Later, when the Justice Department charged these publishers with illegal anti-competitive behavior and publicly humiliated their management by requiring an admission of guilt and forcing monetary settlements, the anti-Amazon/anti-ebook sentiment blossomed into something of an industry-wide psychosis.
Publishing couldn’t live without Amazon and hated the company even more for their dependence upon it.
When Borders, the second largest bookstore chain in the US, went bankrupt in 2011, that shocking event should have set alarm bells ringing in CEO offices of every publisher.
The second-largest bricks-and-mortar customer for every major US publisher had just imploded. Perhaps it was time for some new thinking? Would the future be a lot different than the past? What a silly thought.
Borders would have been happy to sell its assets to virtually any willing purchaser, but smart money was not interested. Neither was dumb money and about 650 retail bookstores in the US just disappeared.
At the time of the Borders bankruptcy, reporters and business writers (often relying on traditional publishing sources) concluded that Borders had made a big mistake by working with Amazon to sell ebooks. On the other hand, Barnes & Noble was brilliant because it had spent lots of money to build up its Nook business as a viable competitor to Amazon’s Kindle.
Amazon Derangement Syndrome was running rampant through the publishing business and that, combined with widespread ignorance of technology among management, blinded them to a simple fact that was evident to anyone with an ounce of internet savvy: Amazon was much, much better at selling books (and a lot of other things) online than Barnes & Noble and the gap between the two organizations was growing at a rapid pace.
The traditional book industry and its convoy of pet pundits have not gotten any part of selling online right for well over ten years and show no indication that anything is going to change in the next ten years (to be clear, PG is not predicting that Big Publishing has ten more years ahead of it).
Barnes & Noble is running on fumes. Whether it continues to sink into the sunset or suddenly implodes won’t impact the overall trajectory of the retail book business. It’s dying. At this point, even if Barnes & Noble were able to hire talented management, PG thinks it’s too late for that to make a difference.

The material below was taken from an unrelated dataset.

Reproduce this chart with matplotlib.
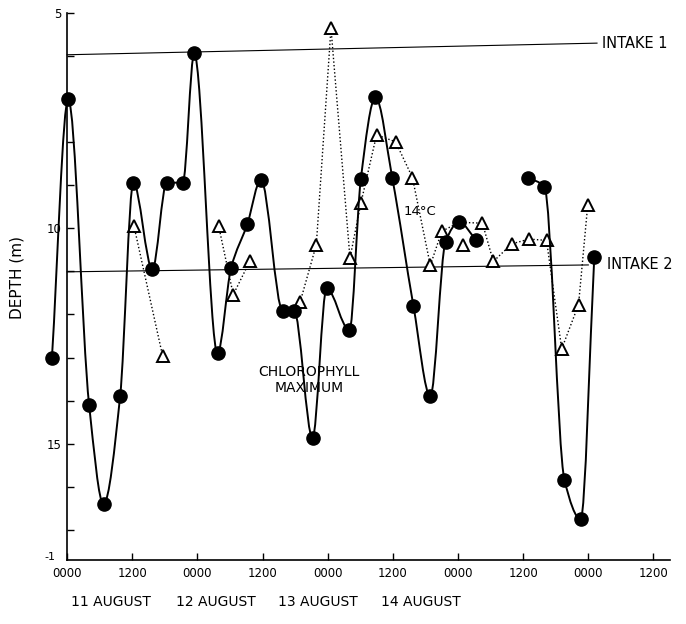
import numpy as np
import matplotlib.pyplot as plt
import matplotlib.transforms as mtransforms
from matplotlib.path import Path
from matplotlib.patches import PathPatch

# depth of chlorophyll maximum (solid circles), hours from 0000 11 August
chl_hours_a = [-2.8, 0.2, 4.05, 6.7, 9.76, 12.2, 15.7, 18.35, 21.3, 23.4, 27.7, 30.2,
               33.2, 35.7, 39.7, 41.8, 45.2, 47.8, 52.0, 54.1, 56.8, 59.9, 63.8, 66.9,
               69.7, 72.2, 75.4]
chl_depth_a = [13.0, 7.0, 14.1, 16.4, 13.9, 8.94, 10.95, 8.94, 8.94, 5.94, 12.9, 10.92,
               9.9, 8.87, 11.91, 11.91, 14.87, 11.39, 12.37, 8.85, 6.96, 8.84, 11.81, 13.9,
               10.31, 9.86, 10.28]
chl_hours_b = [84.9, 87.9, 91.6, 94.6, 97.1]
chl_depth_b = [8.82, 9.03, 15.84, 16.75, 10.67]

# depth of 14 C isotherm (open triangles)
t_hours_1 = [12.3, 17.6]
t_depth_1 = [9.94, 12.97]
t_hours_2 = [27.9, 30.6, 33.7]
t_depth_2 = [9.94, 11.54, 10.75]
t_hours_3 = [42.9, 45.9, 48.6, 52.1, 54.1, 57.0, 60.5, 63.6, 66.9, 69.0, 72.2, 76.5,
             78.5, 81.9, 85.1, 88.3, 91.1, 94.2, 95.9]
t_depth_3 = [11.72, 10.38, 5.35, 10.69, 9.42, 7.83, 7.99, 8.82, 10.86, 10.07, 9.86, 9.88,
             10.77, 10.36, 10.25, 10.28, 12.8, 11.77, 9.45]
t_hours_single = [73.0]
t_depth_single = [10.38]

# intake depths
intake1_hours = [0, 97.6]
intake1_depth = [5.97, 5.70]
intake2_hours = [0, 96.0]
intake2_depth = [11.01, 10.85]

tick_hours = [0, 12, 24, 36, 48, 60, 72, 84, 96, 108]
tick_names = ["0000", "1200"] * 5
day_names = ["11 AUGUST", "12 AUGUST", "13 AUGUST", "14 AUGUST"]
day_pos = [8.1, 27.4, 46.2, 65.2]


def smooth(xs, ys):
    # shape preserving (pchip style) curve through the points, as bezier pieces
    x = np.asarray(xs, float)
    y = np.asarray(ys, float)
    h = np.diff(x)
    d = np.diff(y) / h
    n = len(x)
    m = np.zeros(n)
    m[0] = d[0]
    m[-1] = d[-1]
    for k in range(1, n - 1):
        if d[k - 1] * d[k] > 0:
            w1 = 2 * h[k] + h[k - 1]
            w2 = h[k] + 2 * h[k - 1]
            m[k] = (w1 + w2) / (w1 / d[k - 1] + w2 / d[k])
    verts = [(x[0], y[0])]
    codes = [Path.MOVETO]
    for k in range(n - 1):
        verts += [(x[k] + h[k] / 3, y[k] + m[k] * h[k] / 3),
                  (x[k + 1] - h[k] / 3, y[k + 1] - m[k + 1] * h[k] / 3),
                  (x[k + 1], y[k + 1])]
        codes += [Path.CURVE4] * 3
    return Path(verts, codes)


fig = plt.figure(figsize=(6.86, 6.24), dpi=100)
ax = fig.add_axes([0.0583, 0.1026, 0.918, 0.8766])

ax.plot(intake1_hours, intake1_depth, color='black', lw=0.8, zorder=1)
ax.plot(intake2_hours, intake2_depth, color='black', lw=0.8, zorder=1)

dots = (0, (1, 1.6))
tri = dict(marker='^', ms=9, mfc='white', mec='black', mew=1.4, zorder=2, clip_on=False)
ax.plot(t_hours_1, t_depth_1, ls=dots, color='black', lw=1.0, **tri)
ax.plot(t_hours_2, t_depth_2, ls=dots, color='black', lw=1.0, **tri)
ax.plot(t_hours_3, t_depth_3, ls=dots, color='black', lw=1.0,
        markevery=[i for i in range(len(t_hours_3)) if i != 10], **tri)
ax.plot(t_hours_single, t_depth_single, ls='none', **tri)

for hx, dy in [(chl_hours_a, chl_depth_a), (chl_hours_b, chl_depth_b)]:
    ax.add_patch(PathPatch(smooth(hx, dy), fill=False, ec='black', lw=1.4, zorder=3))
    ax.plot(hx, dy, ls='none', marker='o', ms=9.5, color='black', zorder=4, clip_on=False)

ax.set_xlim(-5, 111)
ax.set_ylim(17.7, 5)

ax.spines['top'].set_visible(False)
ax.spines['right'].set_visible(False)
ax.spines['left'].set_position(('data', 0))
ax.spines['bottom'].set_bounds(0, 111)
ax.spines['left'].set_linewidth(1.2)
ax.spines['bottom'].set_linewidth(1.2)

ax.set_xticks(tick_hours)
ax.set_xticklabels(tick_names, fontsize=8.5)
ax.set_yticks([5, 10, 15])
ax.set_yticklabels(["5", "10", "15"], fontsize=8.5)
ax.set_yticks(np.arange(6, 18), minor=True)
ax.tick_params(axis='both', which='both', direction='in', length=5, width=1)
ax.tick_params(axis='y', pad=4)
ax.tick_params(axis='x', pad=5)

ax.text(-2.2, 17.62, "-1", ha='right', va='center', fontsize=8)

ax.set_ylabel("DEPTH (m)", fontsize=11)
ax.yaxis.set_label_coords(-0.025, 0.517)

ax.text(98.5, 5.72, "INTAKE 1", va='center', fontsize=10.5, clip_on=False)
ax.text(99.4, 10.85, "INTAKE 2", va='center', fontsize=10.5, clip_on=False)
ax.text(65.0, 9.62, "14°C", ha='center', va='center', fontsize=9.5)
ax.text(44.6, 13.52, "CHLOROPHYLL\nMAXIMUM", ha='center', va='center', fontsize=10,
        linespacing=1.25)

trans = mtransforms.blended_transform_factory(ax.transData, ax.transAxes)
for name, pos in zip(day_names, day_pos):
    ax.text(pos, -0.077, name, transform=trans, ha='center', va='center', fontsize=10)

fig.savefig("out.png", dpi=100)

When Barnes & Noble is gone, what’s left for legacy publishing? A bunch of mom and pop bookstores. There may be some fancier moms and pops in Manhattan and Washington DC, but they’re all small businesses with tiny profit margins.
PG ran out of time before he could bloviate about traditionally-published authors heading for the exits and hedge funds taking over management of the gazillion legacy publishing contracts which represent the only value of Big Publishing.